Conquistando prima la segreteria e poi la presidenza del Consiglio, Renzi ha chiuso una lunga stagione di equivoci, quella in cui leadership e premiership sembravano destinate a non coincidere e anzi a confliggere. Ma proprio le ragioni che hanno decretato il trionfo di Renzi sono le medesime che oggi rendono così faticoso il suo governo del timone del partito. Il premier si è imposto per la sua carica di novità rispetto a una nomenclatura che aveva ormai accumulato una lunga serie di sconfitte - ultima il fittizio primato alle politiche del 25 febbraio 2013 - e che non aveva ormai alcuna credibilità per continuare a riproporre quel patto di sindacato tra ex Pci ed ex Dc che si era spartito cariche e ruoli per vent’anni. Sbaglia chi sostiene che la differenza tra le primarie perse da Renzi con Pier Luigi Bersani e quelle stravinte contro Cuperlo e Civati stia nella composizione della platea dei votanti. La verità è che Renzi ha perso finché il popolo democrat ha voluto concedere un’ultima opportunità alla più rassicurante vecchia guardia e ha vinto quando lo stesso popolo ha deciso che la vecchia guardia non meritava più alcun credito. I contenuti della proposta renziana sono rimasti in secondo piano sia nella tornata perdente che in quella vincente, e persino nel 41 per cento raccolto alle europee, stavolta sì con un consenso davvero trasversale, ma ora tornano a chiedere il conto. E Renzi non può cavarsela affidandosi alla «politica d’immagine», che pure ha rivendicato come necessaria nel suo discorso alla direzione Pd di ieri.

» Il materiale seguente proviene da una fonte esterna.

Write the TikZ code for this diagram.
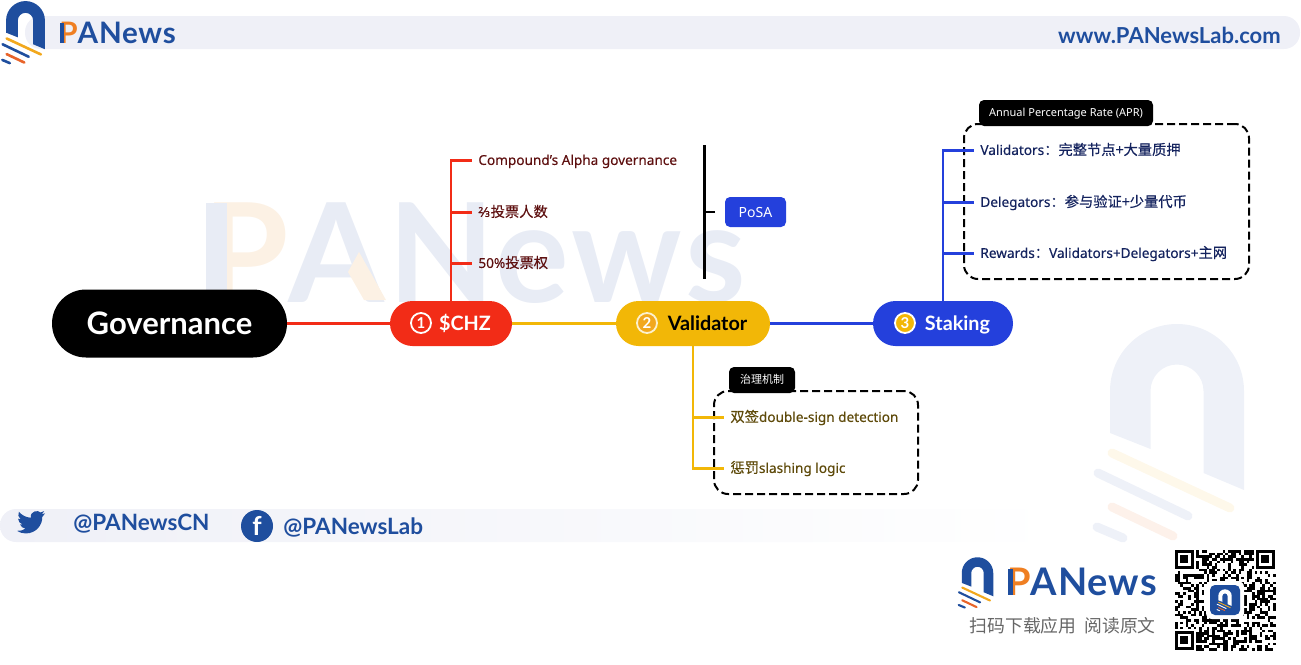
\documentclass[tikz,border=0pt]{standalone}
\usepackage{fontspec}
\setmainfont{Noto Sans}
\newfontfamily\labelfont[FakeBold=0.3]{Noto Sans}
\newfontfamily\cjkfont[FakeBold=0.3,Scale=1.05]{Noto Sans CJK SC}
\newfontfamily\cjkplain{Noto Sans CJK SC}
\newfontfamily\brandfont{Lato}
\newfontfamily\wordfont[LetterSpace=2.5]{Lato}
\usetikzlibrary{calc}
\definecolor{panblue}{HTML}{1F4E9E}
\definecolor{panorange}{HTML}{EF7F22}
\definecolor{panyellow}{HTML}{F2A81D}
\definecolor{panred}{HTML}{E8642A}
\definecolor{bandgray}{HTML}{EFF0F7}
\definecolor{markblue}{HTML}{E8ECF5}
\definecolor{markarch}{HTML}{EEF1F8}
\definecolor{markorange}{HTML}{FCF1E4}
\definecolor{markyellow}{HTML}{FEF8EA}
\definecolor{markred}{HTML}{FDF1EA}
\definecolor{chzred}{HTML}{F22C17}
\definecolor{valyellow}{HTML}{F2B707}
\definecolor{stakeblue}{HTML}{2440DC}
\definecolor{chztext}{HTML}{5E1010}
\definecolor{valtext}{HTML}{5E4A0A}
\definecolor{staketext}{HTML}{14235E}
\def\zh#1{{\cjkfont #1}}
\def\panword#1#2#3{\wordfont\fontsize{#1}{#1}\selectfont\bfseries\textcolor{#3}{P}\textcolor{#2}{ANews}}
\def\panlogo[#1:#2:#3:#4](#5,#6)(#7){
	\begin{scope}[shift={(#5,#6)},scale=#7]
		\fill[#1] (-67,42) -- (-67,0) arc (180:360:67) -- (67,99) -- (26.5,82) -- (26.5,0) arc (360:180:26.5) -- (-26.5,58) -- cycle;
		\draw[#2, line cap=round, line width=#7*4.5pt] (-65,62) -- (53,117);
		\draw[#4, line cap=round, line width=#7*4.5pt] (-79,82) -- (11,125);
		\draw[#3, line cap=round, line width=#7*4.5pt] (-65,116) -- (-4,145);
		\draw[#4, line cap=round, line width=#7*4.5pt] (-80,136) -- (-54,147);
	\end{scope}
}
\tikzset{
	mainpill/.style={minimum height=22.5pt, rounded corners=11.25pt, inner sep=0pt, text height=8pt, text depth=1pt, font=\brandfont\bfseries\fontsize{9.9}{12}\selectfont},
	numdot/.style={circle, minimum size=10pt, inner sep=0pt, line width=0.9pt, draw=white, text=white, font=\brandfont\bfseries\fontsize{7.5}{8}\selectfont},
	treelabel/.style={anchor=west, inner xsep=3pt, inner ysep=1pt, text height=5.2pt, text depth=0.8pt, font=\labelfont\fontsize{6.8}{8}\selectfont},
	dashbox/.style={draw=black, dash pattern=on 4pt off 2pt, line width=1pt, rounded corners=7pt, inner sep=0pt},
	tabbox/.style={fill=black, text=white, rounded corners=2.5pt, minimum height=13pt, inner sep=0pt, text height=4.4pt, text depth=0.8pt, font=\fontsize{5.5}{7}\selectfont},
	brandtext/.style={text=panblue, inner sep=0pt, font=\brandfont\bfseries\fontsize{11}{13}\selectfont},
}
\begin{document}
\begin{tikzpicture}[x=0.5pt, y=-0.5pt]
	%%%%% START %%%%%
	\useasboundingbox (0, 0) rectangle (1301, 664);
	
	%%%%% bands %%%%%
	\fill[bandgray, rounded corners=8pt] (25, 16) rectangle (1300, 49);
	\shade[left color=bandgray, right color=white, rounded corners=8pt] (0, 509) rectangle (1060, 542);
	
	%%%%% watermark %%%%%
	\node[anchor=west, inner sep=0pt, brandtext] (markword) at (203, 253) {\panword{69}{markblue}{markorange}};
	\fill[markblue] (206, 203) rectangle (227, 300);
	\fill[markorange] (359, 252) -- (386, 300) -- (364, 300) -- (348, 272) -- cycle;
	\panlogo[markarch:markyellow:markred:markarch](1177, 391)(1)
	
	%%%%% header %%%%%
	\fill[white] (0, 0) rectangle (45, 16);
	\panlogo[panblue:panyellow:panred:panblue](25.5, 20.5)(0.29)
	\node[anchor=west, inner sep=0pt, brandtext] (topword) at (59, 33) {\panword{14.8}{panblue}{panorange}};
	\fill[panblue] (60, 23) rectangle (64, 43);
	\node[brandtext, anchor=east] (topsite) at (1281, 35) {www.PANewsLab.com};
	
	%%%%% main line %%%%%
	\node[mainpill, fill=black, text=white, minimum width=117.5pt, minimum height=34pt, rounded corners=17pt, text height=12pt, text depth=1pt, font=\brandfont\bfseries\fontsize{15.5}{17}\selectfont] (gov) at (169.5, 323.5) {Governance};
	\node[mainpill, fill=chzred, text=white, minimum width=61pt] (chz) at (451, 323.5) {\hspace*{14pt}\$CHZ};
	\node[mainpill, fill=valyellow, text=black, minimum width=77pt] (val) at (693, 323.5) {\hspace*{14.5pt}Validator};
	\node[mainpill, fill=stakeblue, text=white, minimum width=70pt] (stake) at (943, 323.5) {\hspace*{14.5pt}Staking};
	\node[numdot] (chznum) at (421, 323) {1};
	\node[numdot, fill=panyellow, draw=white!80!valyellow] (valnum) at (647, 323) {2};
	\node[numdot, fill=valyellow] (stakenum) at (905, 323) {3};
	\draw[chzred, line width=1.5pt] (gov) -- (chz);
	\draw[valyellow, line width=1.5pt] (chz) -- (val);
	\draw[stakeblue, line width=1.5pt] (val) -- (stake);
	
	%%%%% $CHZ %%%%%
	\node[treelabel, text=chztext] (compound) at (472, 160.5) {Compound’s Alpha governance};
	\node[treelabel, text=chztext] (twothirds) at (472, 212.5) {⅔\zh{投票人数}};
	\node[treelabel, text=chztext] (fifty) at (472, 263.5) {50\%\zh{投票权}};
	\draw[chzred, line width=1.3pt] (chz.north) |- (compound.west);
	\draw[chzred, line width=1.3pt] (chz.north) |- (twothirds.west);
	\draw[chzred, line width=1.3pt] (chz.north) |- (fifty.west);
	
	%%%%% PoSA %%%%%
	\node[fill=stakeblue, text=white, rounded corners=2.5pt, minimum width=30.5pt, minimum height=15pt, inner sep=0pt, font=\fontsize{7}{8}\selectfont] (posa) at (755.5, 212) {PoSA};
	\coordinate (posatop) at (704.5, 145);
	\coordinate (posabot) at (704.5, 279);
	\coordinate (posatick) at (715, 212);
	\draw[black, line width=1.1pt] (posatop) -- (posabot);
	\draw[black, line width=1.1pt] (posatick) -- (posatick -| posatop);
	
	%%%%% Validator %%%%%
	\node[dashbox, minimum width=102pt, minimum height=51.5pt] (valbox) at (816, 442.5) {};
	\node[tabbox, minimum width=33pt] (valtab) at (762, 380) {{\cjkplain 治理机制}};
	\node[treelabel, text=valtext] (dsign) at (724, 417.5) {\zh{双签}double-sign detection};
	\node[treelabel, text=valtext] (slash) at (724, 468.5) {\zh{惩罚}slashing logic};
	\draw[valyellow, line width=1.3pt] (val.south) |- (dsign.west);
	\draw[valyellow, line width=1.3pt] (val.south) |- (slash.west);
	
	%%%%% Staking %%%%%
	\node[dashbox, minimum width=142.5pt, minimum height=77.5pt] (aprbox) at (1106.5, 201.5) {};
	\node[tabbox, minimum width=87pt] (aprtab) at (1066, 113) {Annual Percentage Rate (APR)};
	\node[treelabel, text=staketext] (validators) at (974, 150.5) {Validators\zh{：完整节点+大量质押}};
	\node[treelabel, text=staketext] (delegators) at (974, 202.5) {Delegators\zh{：参与验证+少量代币}};
	\node[treelabel, text=staketext] (rewards) at (974, 253.5) {Rewards\zh{：}Validators+Delegators+\zh{主网}};
	\draw[stakeblue, line width=1.3pt] (stake.north) |- (validators.west);
	\draw[stakeblue, line width=1.3pt] (stake.north) |- (delegators.west);
	\draw[stakeblue, line width=1.3pt] (stake.north) |- (rewards.west);
	
	%%%%% footer %%%%%
	\begin{scope}[shift={(17, 508)}, scale=1.17]
		\fill[panblue] (23.95,4.57) -- (21.13,5.35) -- (23.29,2.62) .. controls (22.3,3.2) and (21.3,3.6) .. (20.16,3.8) .. controls (18,1.4) and (11,2.6) .. (11.78,8.3) .. controls (7.7,8.1) and (4.07,6.13) .. (1.64,3.16) .. controls (0.5,5.2) and (1,8.2) .. (3.16,9.73) -- (0.93,9.12) .. controls (1,11.6) and (2.6,13.5) .. (4.88,14) -- (2.67,14.09) .. controls (3.3,16) and (5.2,17.4) .. (7.27,17.5) .. controls (5.5,18.9) and (3,19.8) .. (0,19.54) .. controls (2.2,21) and (4.8,21.75) .. (7.56,21.75) .. controls (16.6,21.75) and (21.9,14) .. (21.55,7.77) -- cycle;
	\end{scope}
	\node[brandtext, anchor=west, font=\brandfont\bfseries\fontsize{11.25}{13}\selectfont] (twname) at (73, 524) {@PANewsCN};
	\node[circle, fill=panblue, text=white, minimum size=16pt, inner sep=0pt, font=\brandfont\bfseries\fontsize{13}{13}\selectfont] (fbicon) at (257, 526) {f};
	\node[brandtext, anchor=west, font=\brandfont\bfseries\fontsize{11.25}{13}\selectfont] (fbname) at (283, 527) {@PANewsLab};
	
	%%%%% bottom right %%%%%
	\panlogo[panblue:panyellow:panred:panblue](977.5, 573)(0.235)
	\node[anchor=west, inner sep=0pt, brandtext] (botword) at (1007, 582) {\panword{19}{panblue}{panorange}};
	\fill[panblue] (1008, 569) rectangle (1013, 595);
	\node[anchor=east, inner sep=0pt, text=black!60, font=\cjkplain\fontsize{8.9}{10}\selectfont] (scantext) at (1156, 626) {扫码下载应用\hspace{4pt}阅读原文};
	
	%%%%% QR %%%%%
	\pgfmathsetseed{11}
	\foreach \qx in {0,...,37}
		\foreach \qy in {0,...,37}{
			\pgfmathrandominteger{\qbit}{0}{1}
			\ifnum\qbit=1
				\fill[black] ({1175+\qx*2.65}, {550+\qy*2.65}) rectangle ++(2.65, 2.65);
			\fi
		}
	\foreach \fx/\fy in {1175/550, 1256/550, 1175/631}{
		\fill[white] (\fx-2, \fy-2) rectangle ++(23, 23);
		\draw[black, line width=1.3pt] (\fx+1.3, \fy+1.3) rectangle ++(16, 16);
		\fill[black] (\fx+5.3, \fy+5.3) rectangle ++(8, 8);
	}
	\fill[white, rounded corners=3pt] (1206, 581) rectangle (1244, 619);
	\fill[panblue, rounded corners=2.5pt] (1210, 585) rectangle (1240, 615);
	\panlogo[white:panyellow:panred:white](1225, 596)(0.1)
	
	%%%%% END %%%%%
\end{tikzpicture}
\end{document}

La verità è che Renzi si è ritrovato a capo di un partito costruito da altri nei suoi gruppi parlamentari, agitato da una minoranza divisa che sa cos’era ma non sa più cosa vuole e governato da una classe dirigente che, in buon parte, fino al giorno prima dell’incoronazione dell’ex sindaco di Firenze era saldamente ancorata alla gestione precedente e che ora, se la primazia interna fosse ancora in quelle mani, sosterrebbe con pari convinzione le tesi opposte a quelle di oggi. La spregiudicatezza con cui in molti sono passati armi e bagagli sul carro renziano ha permesso al premier di ribaltare, dopo i rapporti di forza nel Paese, anche quelli interni ma gli ha restituito un partito forse più docile, certo più debole e smarrito. L’operazione di trasformismo ha surrogato quella battaglia culturale che Renzi ha sempre affidato all’estemporaneità delle sue proposte ma mai impostato come creazione di un partito suo fino in fondo, non per imperio ma per struttura, pensiero, militanza. Ecco perché a Renzi capita ancora l’incredibile situazione di trovarsi a parlare del Pd e della sinistra in generale come altro da sé, cosa che poteva al limite avere un senso quando era il primo oppositore di Pier Luigi Bersani e Massimo D’Alema, ma che suona semplicemente surreale ora che lui è il leader e ha il diritto e il dovere di guidare la comunità che dirige verso obiettivi condivisi, tanto più che l’esecutore del progetto può essere lui medesimo, nei suoi panni di presidente del Consiglio.



Renzi paga anche il fatto di essere arrivato a Palazzo Chigi senza passare dalle elezioni e, per rimediare, ha a disposizione l’arma del ritorno alle urne. Al momento, peraltro, non ha avversari in grado di competere. Ma se non affronta la fatica di costruire il Pd con armi diverse dall’esuberanza mediatica in cui eccelle, se non formerà una classe dirigente forgiata su idee e consenso reale e non sulla cooptazione (magari grazie a un nuova infornata di nominati in Parlamento grazie all’Italicum), si troverà nella spiacevole condizione di dover assecondare il parere del suo grande avversario D’Alema almeno su un punto. Qualche anno fa, poco dopo la sua nascita, l’ex presidente del Consiglio definì il Pd «un amalgama mal riuscito». Oggi l’amalgama è cambiato negli ingredienti, non ancora nella riuscita.